С абсолютной ответственностью, вслед за многими мемуаристами, можно утверждать только одно. В рамках ерофеевских представлений о том, что такое хорошо и что такое плохо, несовершенство оказывалось куда более привлекательным, чем совершенство. «Во всем совершенном и стремящемся к совершенству он подозревал бесчеловечность, — пишет Ольга Седакова. — Человеческое значило для него несовершенное, и к несовершенному он требовал относиться „с первой любовью и последней нежностью“, чем несовершеннее — тем сильнее так относиться»[700]. «Веня сильно не любил героизма и жертвенности. В частности, пламенно ненавидел несчастную Зою Космодемьянскую, — рассказывает Виктор Куллэ. — Ему все время нужно было, чтобы на самом безупречном белоснежном одеянии нашлось бы грязное пятно. Тогда он начинал верить в то, что перед ним человек. И касалось это не только исторических персонажей, но и современников. Если ты что-то доказывал с железной логикой, он видел в этом бесчеловечность. По своей природе он был антиперфекционистом. Перфекционизм для него был синонимом бесчеловечного. Однако „Москва — Петушки“ текст перфекционистский. В этом для меня едва ли не главная Веничкина загадка».

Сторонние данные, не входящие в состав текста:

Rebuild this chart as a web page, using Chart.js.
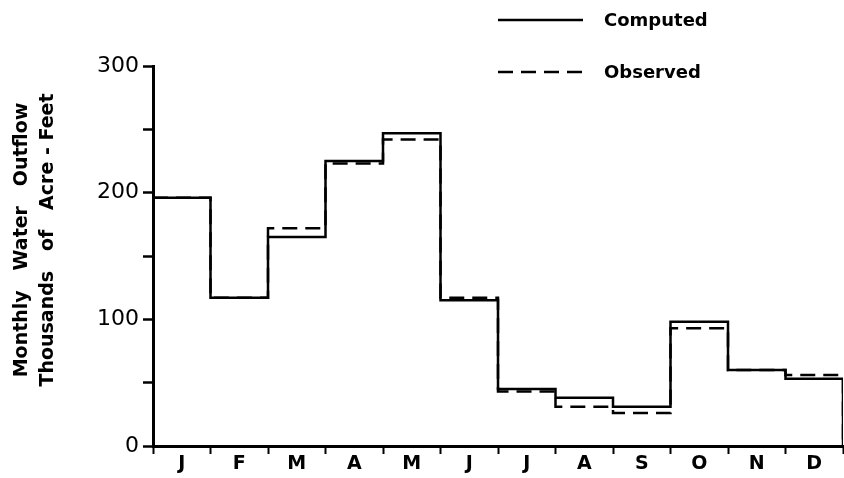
<!DOCTYPE html>
<html>
<head>
<meta charset="utf-8">
<script src="https://cdn.jsdelivr.net/npm/chart.js@4/dist/chart.umd.min.js"></script>
<style>
  html, body { margin: 0; padding: 0; background: #fff; }
  #wrap { width: 844px; height: 478px; position: relative; }
</style>
</head>
<body>
<div id="wrap"><canvas id="outflowChart"></canvas></div>
<script>
// monthly outflow, thousands of acre-feet
const months = ['J', 'F', 'M', 'A', 'M', 'J', 'J', 'A', 'S', 'O', 'N', 'D'];
const computed = [196, 117, 165, 225, 247, 115, 45, 38, 31, 98, 60, 53];
const observed = [196, 117, 172, 223, 242, 117, 43, 31, 26, 93, 60, 56];
const yTicks = [0, 100, 200, 300];
const yTitle = ['Monthly   Water   Outflow', 'Thousands   of   Acre - Feet'];

const FONT = '"DejaVu Sans", sans-serif';

// each month is a step from x=i to x=i+1, closed down to zero at the end
function toSteps(values) {
  const pts = values.map((v, i) => ({ x: i, y: v }));
  pts.push({ x: values.length, y: values[values.length - 1] });
  pts.push({ x: values.length, y: 0 });
  return pts;
}

// legend drawn by hand: short line sample, label to the right
const sideLegend = {
  id: 'sideLegend',
  afterDraw(chart) {
    const ctx = chart.ctx;
    const rows = [20, 72];
    chart.data.datasets.forEach((ds, i) => {
      const y = rows[i];
      ctx.save();
      ctx.strokeStyle = '#000';
      ctx.lineWidth = 2.5;
      ctx.setLineDash(ds.borderDash || []);
      ctx.beginPath();
      ctx.moveTo(498, y);
      ctx.lineTo(583, y);
      ctx.stroke();
      ctx.setLineDash([]);
      ctx.fillStyle = '#000';
      ctx.font = 'bold 18px ' + FONT;
      ctx.textBaseline = 'middle';
      ctx.fillText(ds.label, 604, y + 1);
      ctx.restore();
    });
  }
};

// two-line rotated y title, placed a little above the axis middle
const yTitlePlugin = {
  id: 'yTitle',
  afterDraw(chart) {
    const ctx = chart.ctx;
    const cols = [22, 48];
    ctx.save();
    ctx.fillStyle = '#000';
    ctx.font = 'bold 19px ' + FONT;
    ctx.textAlign = 'center';
    ctx.textBaseline = 'middle';
    yTitle.forEach((line, i) => {
      ctx.save();
      ctx.translate(cols[i], 240);
      ctx.rotate(-Math.PI / 2);
      ctx.fillText(line, 0, 0);
      ctx.restore();
    });
    ctx.restore();
  }
};

new Chart(document.getElementById('outflowChart'), {
  type: 'line',
  data: {
    datasets: [
      {
        label: 'Computed',
        data: toSteps(computed),
        borderColor: '#000',
        borderWidth: 2.5,
        stepped: 'before',
        pointRadius: 0,
        fill: false
      },
      {
        label: 'Observed',
        data: toSteps(observed),
        borderColor: '#000',
        borderWidth: 2.5,
        borderDash: [15, 8],
        stepped: 'before',
        pointRadius: 0,
        fill: false
      }
    ]
  },
  options: {
    responsive: true,
    maintainAspectRatio: false,
    animation: false,
    layout: { padding: { top: 66, right: 1, left: 0, bottom: 0 } },
    plugins: {
      legend: { display: false },
      tooltip: { enabled: false }
    },
    scales: {
      x: {
        type: 'linear',
        min: 0,
        max: months.length,
        afterBuildTicks(scale) {
          const t = [];
          for (let i = 0; i <= months.length * 2; i++) t.push({ value: i / 2 });
          scale.ticks = t;
        },
        afterFit(scale) { scale.height = 32; },
        ticks: {
          autoSkip: false,
          maxRotation: 0,
          padding: -1,
          color: '#000',
          font: { family: FONT, size: 19, weight: 'bold' },
          callback: v => (Number.isInteger(v) ? '' : months[Math.floor(v)])
        },
        grid: {
          drawOnChartArea: false,
          tickLength: 8,
          tickWidth: 2,
          tickColor: c => (c.tick && Number.isInteger(c.tick.value) ? '#000' : 'rgba(0,0,0,0)')
        },
        border: { display: true, color: '#000', width: 3 }
      },
      y: {
        min: 0,
        max: 300,
        afterBuildTicks(scale) {
          const t = [];
          for (let v = 0; v <= 300; v += 50) t.push({ value: v });
          scale.ticks = t;
        },
        afterFit(scale) { scale.width = 153; },
        ticks: {
          autoSkip: false,
          padding: 4,
          color: '#000',
          font: { family: FONT, size: 22 },
          callback: v => (yTicks.includes(v) ? String(v) : '')
        },
        grid: {
          drawOnChartArea: false,
          tickLength: 10,
          tickWidth: 2.5,
          tickColor: '#000'
        },
        border: { display: true, color: '#000', width: 3 }
      }
    }
  },
  plugins: [sideLegend, yTitlePlugin]
});
</script>
</body>
</html>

Метафора пятна́ у Куллэ восходит к истории, которую любил рассказывать друзьям и приятелям сам Ерофеев. Андрею Архипову в изложении Венедикта она запомнилась так: «Еду в метро. Напротив меня сидит противный мордоворот. В костюме, в белой рубашке, с галстуком, в руках газета. Мерзость. И вдруг я вижу у него на рубашке крохотное пятнышко от портвейна, всего одна капелька. И сразу же я замечаю, как он внимательно, интеллигентно читает газету. Хорошими умными глазами». Процитируем также близкий к этому рассказу фрагмент из главы «Москва. Ресторан Курского вокзала» ерофеевской поэмы: «Я вслед этой женщине посмотрел с отвращением. В особенности на белые чулки безо всякого шва; шов бы меня смирил, может быть, разгрузил бы душу и совесть…» (128).